Trying this locally, Ecto (or … postgrex, I supose) is turning the list into ARRAY[..]. So if you aren’t using a version of postgres that has the performance regressions around ANY (ARRAY[..]) you can instead write fragment("ANY ?", [..]) (or even just fragment("?", [..])) and it will create a nicely formatted ARRAY string … if that’s an option it is probably the easiest.

We’re on 9.6, so we were thinking the same. It only trimmed our test queries down from ~2.3s to ~1.6s though. It’s when we tried the JOIN that we saw actually acceptable performance, so it’s either this or using temp tables, and we’d really like to go this route if we can.

Hey @brentonannan, did you try just doing essentially from a in Answer, where: a.value in ^values ?

@benwilson512 yep, that’s what we have now, and it’s serving us fine when the filtering set is < ~1000 or so, but we’re expecting higher volume on this particular query, and we’re showing ~2.3s in tests with an IN.

Ah my bad, a long time ago in used to do array any, but evidently it does the more straight forward in now.

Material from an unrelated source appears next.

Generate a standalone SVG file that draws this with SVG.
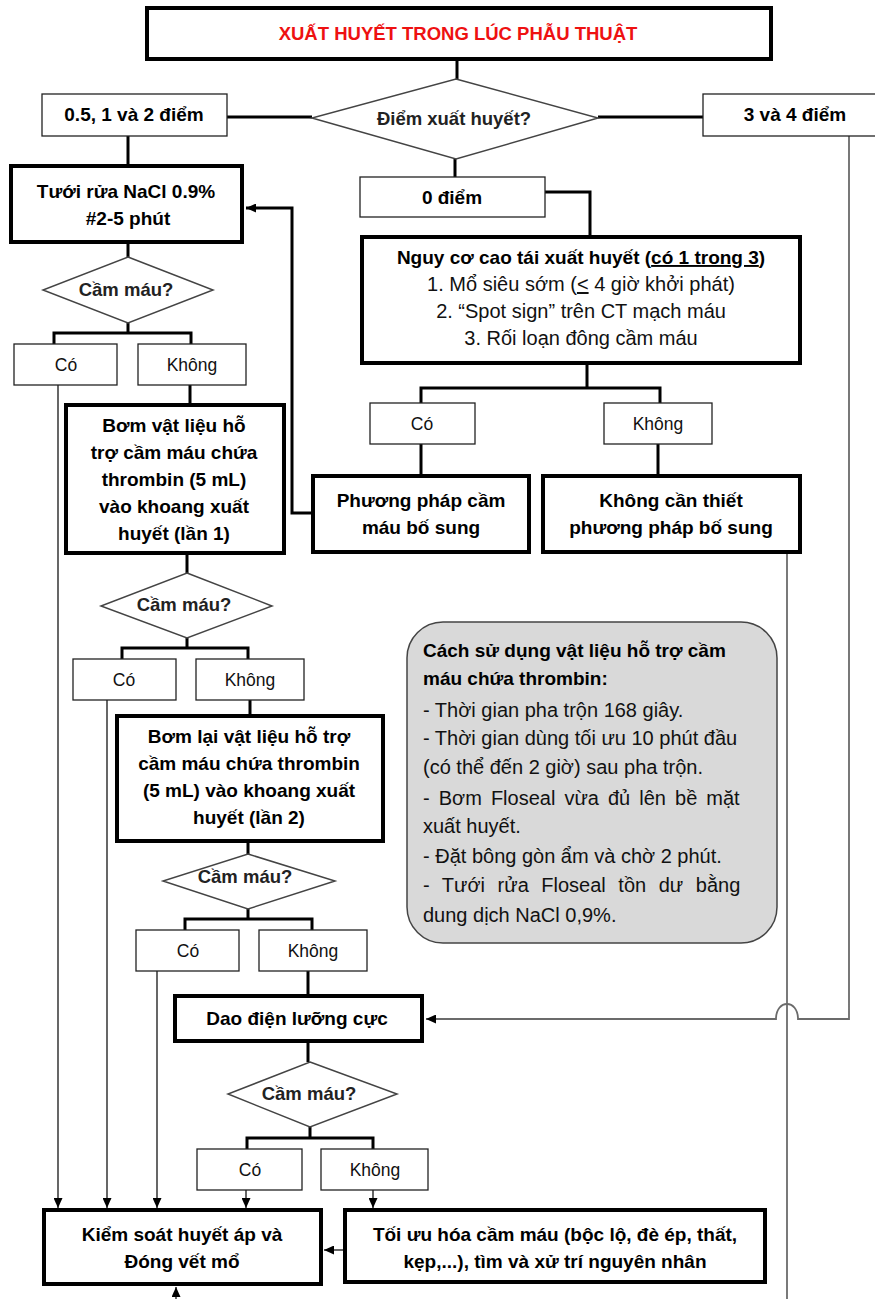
<svg xmlns="http://www.w3.org/2000/svg" width="875" height="1299" viewBox="0 0 875 1299">
<style>
text{font-family:"Liberation Sans",Arial,sans-serif;fill:#000}
.b{font-weight:700;font-size:19px;text-anchor:middle}
.t{font-weight:700;font-size:18.5px;text-anchor:middle;fill:#ee1111}
.d{font-weight:700;font-size:18.5px;text-anchor:middle;fill:#222}
.n{font-weight:400;font-size:20px;text-anchor:middle;fill:#111}
.l{font-weight:400;font-size:17.5px;text-anchor:middle;fill:#111}
.nl{font-weight:400;font-size:20px;fill:#111}
.nb{font-weight:700;font-size:19px;fill:#000}
.thick{fill:#fff;stroke:#000;stroke-width:4}
.thin{fill:#fff;stroke:#222;stroke-width:1.3}
.dia{fill:#fff;stroke:#444;stroke-width:1.5}
.note{fill:#d9d9d9;stroke:#444;stroke-width:1.5}
.c3{fill:none;stroke:#000;stroke-width:3}
.c1{fill:none;stroke:#000;stroke-width:1.2}
.cg{fill:none;stroke:#6b6b6b;stroke-width:1.8}
</style>
<defs>
<marker id="ah" markerUnits="userSpaceOnUse" markerWidth="10" markerHeight="9" refX="10" refY="4.5" orient="auto">
<path d="M0,0 L10,4.5 L0,9 z" fill="#000"/>
</marker>
</defs>
<rect width="875" height="1299" fill="#fff"/>

<g id="connectors">
<path class="c3" d="M457 61 V79"/>
<path class="c3" d="M227 117 H312"/>
<path class="c3" d="M598 117 H703"/>
<path class="c3" d="M128 136 V164"/>
<path class="c3" d="M455 159 V177"/>
<path class="c3" d="M545 192 H590 V235"/>
<path class="c3" d="M587 365 V388 M421 403 V388 H660 V403"/>
<path class="c3" d="M421 444 V474"/>
<path class="c3" d="M658 444 V474"/>
<path class="c3" d="M311 513 H292 V208 H246" marker-end="url(#ah)"/>
<path class="c3" d="M128 244 V257"/>
<path class="c3" d="M128 323 V333 M54 344 V333 H191 V344"/>
<path class="c3" d="M190 385 V403"/>
<path class="c3" d="M187 555 V573"/>
<path class="c3" d="M187 638 V648 M122 659 V648 H248 V659"/>
<path class="c3" d="M250 700 V714"/>
<path class="c3" d="M248 843 V854"/>
<path class="c3" d="M248 909 V919 M185 930 V919 H312 V930"/>
<path class="c3" d="M308 971 V994"/>
<path class="c3" d="M308 1043 V1062"/>
<path class="c3" d="M310 1127 V1138 M247 1149 V1138 H373 V1149"/>
<path class="c1" d="M58 385 V1208" marker-end="url(#ah)"/>
<path class="c1" d="M107 700 V1208" marker-end="url(#ah)"/>
<path class="c1" d="M157 971 V1208" marker-end="url(#ah)"/>
<path class="c1" d="M246 1190 V1208" marker-end="url(#ah)"/>
<path class="c1" d="M373 1190 V1208" marker-end="url(#ah)"/>
<path class="c1" d="M343 1250 H324" marker-end="url(#ah)"/>
<path class="c1" d="M176 1299 V1287" marker-end="url(#ah)"/>
<path class="cg" d="M787 554 V1299"/>
<path class="cg" d="M849 136 V1019 H798 C798 999 776 999 776 1019 H426" marker-end="url(#ah)"/>
</g>

<g id="title">
<rect class="thick" x="147" y="8" width="624" height="51"/>
<text class="t" x="458" y="40">XUẤT HUYẾT TRONG LÚC PHẪU THUẬT</text>
</g>
<g id="diem-xuat-huyet">
<polygon class="dia" points="456,79 598,118 456,159 312,118"/>
<text class="d" x="454" y="125">Điểm xuất huyết?</text>
</g>
<g id="diem-05-2">
<rect class="thin" x="42" y="94" width="185" height="42"/>
<text class="b" x="134" y="121">0.5, 1 và 2 điểm</text>
</g>
<g id="diem-3-4">
<rect class="thin" x="703" y="94" width="185" height="42"/>
<text class="b" x="795" y="121">3 và 4 điểm</text>
</g>
<g id="diem-0">
<rect class="thin" x="360" y="177" width="185" height="40"/>
<text class="b" x="452" y="204">0 điểm</text>
</g>
<g id="tuoi-rua">
<rect class="thick" x="11" y="166" width="231" height="76"/>
<text class="b" x="126" y="198">Tưới rửa NaCl 0.9%</text>
<text class="b" x="128" y="225">#2-5 phút</text>
</g>
<g id="nguy-co">
<rect class="thick" x="362" y="237" width="438" height="126"/>
<text class="b" x="581" y="264">Nguy cơ cao tái xuất huyết (<tspan text-decoration="underline">có 1 trong 3</tspan>)</text>
<text class="n" x="581" y="291">1. Mổ siêu sớm (<tspan text-decoration="underline">&lt;</tspan> 4 giờ khởi phát)</text>
<text class="n" x="581" y="318">2. “Spot sign” trên CT mạch máu</text>
<text class="n" x="581" y="345">3. Rối loạn đông cầm máu</text>
</g>
<g id="co-r">
<rect class="thin" x="370" y="403" width="105" height="41"/>
<text class="l" x="422" y="430">Có</text>
</g>
<g id="khong-r">
<rect class="thin" x="604" y="403" width="108" height="41"/>
<text class="l" x="658" y="430">Không</text>
</g>
<g id="pp-cam-mau">
<rect class="thick" x="313" y="476" width="216" height="76"/>
<text class="b" x="421" y="507">Phương pháp cầm</text>
<text class="b" x="421" y="534">máu bố sung</text>
</g>
<g id="khong-can-thiet">
<rect class="thick" x="543" y="476" width="257" height="76"/>
<text class="b" x="671" y="507">Không cần thiết</text>
<text class="b" x="671" y="534">phương pháp bố sung</text>
</g>
<g id="cam-mau-1">
<polygon class="dia" points="128,257 213,290 128,323 43,290"/>
<text class="d" x="126" y="296">Cầm máu?</text>
</g>
<g id="co-1">
<rect class="thin" x="14" y="344" width="103" height="41"/>
<text class="l" x="66" y="371">Có</text>
</g>
<g id="khong-1">
<rect class="thin" x="138" y="344" width="108" height="41"/>
<text class="l" x="192" y="371">Không</text>
</g>
<g id="bom-1">
<rect class="thick" x="66" y="405" width="218" height="148"/>
<text class="b" x="174" y="432">Bơm vật liệu hỗ</text>
<text class="b" x="174" y="459">trợ cầm máu chứa</text>
<text class="b" x="174" y="486">thrombin (5 mL)</text>
<text class="b" x="174" y="513">vào khoang xuất</text>
<text class="b" x="174" y="540">huyết (lần 1)</text>
</g>
<g id="cam-mau-2">
<polygon class="dia" points="187,573 272,606 187,638 101,606"/>
<text class="d" x="184" y="611">Cầm máu?</text>
</g>
<g id="co-2">
<rect class="thin" x="73" y="659" width="103" height="41"/>
<text class="l" x="124" y="686">Có</text>
</g>
<g id="khong-2">
<rect class="thin" x="196" y="659" width="108" height="41"/>
<text class="l" x="250" y="686">Không</text>
</g>
<g id="bom-2">
<rect class="thick" x="117" y="716" width="266" height="125"/>
<text class="b" x="249" y="743">Bơm lại vật liệu hỗ trợ</text>
<text class="b" x="249" y="770">cầm máu chứa thrombin</text>
<text class="b" x="249" y="797">(5 mL) vào khoang xuất</text>
<text class="b" x="249" y="824">huyết (lần 2)</text>
</g>
<g id="cam-mau-3">
<polygon class="dia" points="248,854 335,881 248,909 163,881"/>
<text class="d" x="245" y="883">Cầm máu?</text>
</g>
<g id="co-3">
<rect class="thin" x="136" y="930" width="103" height="41"/>
<text class="l" x="188" y="957">Có</text>
</g>
<g id="khong-3">
<rect class="thin" x="259" y="930" width="108" height="41"/>
<text class="l" x="313" y="957">Không</text>
</g>
<g id="dao-dien">
<rect class="thick" x="175" y="996" width="247" height="45"/>
<text class="b" x="297" y="1025">Dao điện lưỡng cực</text>
</g>
<g id="cam-mau-4">
<polygon class="dia" points="310,1062 397,1094 310,1127 228,1094"/>
<text class="d" x="309" y="1100">Cầm máu?</text>
</g>
<g id="co-4">
<rect class="thin" x="197" y="1149" width="105" height="41"/>
<text class="l" x="250" y="1176">Có</text>
</g>
<g id="khong-4">
<rect class="thin" x="321" y="1149" width="107" height="41"/>
<text class="l" x="375" y="1176">Không</text>
</g>
<g id="kiem-soat">
<rect class="thick" x="44" y="1210" width="277" height="74"/>
<text class="b" x="182" y="1241">Kiểm soát huyết áp và</text>
<text class="b" x="182" y="1268">Đóng vết mổ</text>
</g>
<g id="toi-uu">
<rect class="thick" x="345" y="1210" width="420" height="72"/>
<text class="b" x="555" y="1241">Tối ưu hóa cầm máu (bộc lộ, đè ép, thất,</text>
<text class="b" x="555" y="1268">kẹp,...), tìm và xử trí nguyên nhân</text>
</g>
<g id="ghi-chu">
<rect class="note" x="407" y="622" width="370" height="321" rx="36" ry="36"/>
<text class="nb" x="423" y="657">Cách sử dụng vật liệu hỗ trợ cầm</text>
<text class="nb" x="423" y="685">máu chứa thrombin:</text>
<text class="nl" x="423" y="717">- Thời gian pha trộn 168 giây.</text>
<text class="nl" x="423" y="745">- Thời gian dùng tối ưu 10 phút đầu</text>
<text class="nl" x="423" y="774">(có thể đến 2 giờ) sau pha trộn.</text>
<text class="nl" x="423" y="805" word-spacing="3.5">- Bơm Floseal vừa đủ lên bề mặt</text>
<text class="nl" x="423" y="833">xuất huyết.</text>
<text class="nl" x="423" y="863">- Đặt bông gòn ẩm và chờ 2 phút.</text>
<text class="nl" x="423" y="892" word-spacing="7">- Tưới rửa Floseal tồn dư bằng</text>
<text class="nl" x="423" y="922">dung dịch NaCl 0,9%.</text>
</g>
</svg>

In any case if you want to use any you can do

User |> where([u], u.id == fragment("ANY(?)", [1,2])) |> Repo.all
4 Likes

You may want to also consider doing an UNNEST JOIN against the list if they’re IDs.

Is there any way we can use VALUES (1), (2) now? Even the = ANY(?) version is much slower compared to being able to use VALUES

Update d.id == fragment("ANY(SELECT unnest(?))", type(^ids, {:array, :binary_id})) works much better, above question is still valid though :slight_smile:

Can you provide the methods you’re using to benchmark this? https://stackoverflow.com/questions/34627026/in-vs-any-operator-in-postgresql and the related links seem to indicate that they ought to perform equivalently.

IN and = ANY do perform the same.
But if the array you pass to IN ? and = ANY(?) is long enough it starts to be much slower compared to = ANY(VALUES (1), (2), ...) or = ANY(SELECT unnest((1,2,3)))

Update: in my case I was doing a query over a 2M rows table with a 3.5k items array passed to IN (or = ANY) and the change to unnest changed the query time from 12 seconds to 2

Update 2: so supposed that x is a list with 3.5k elements, where y IN x and where y = any(x) do perform roughly the same, while where y = any(select unnest(x)) is much faster

Got it. Is there any downside to the unnest option? does it add appreciable overhead for small lists?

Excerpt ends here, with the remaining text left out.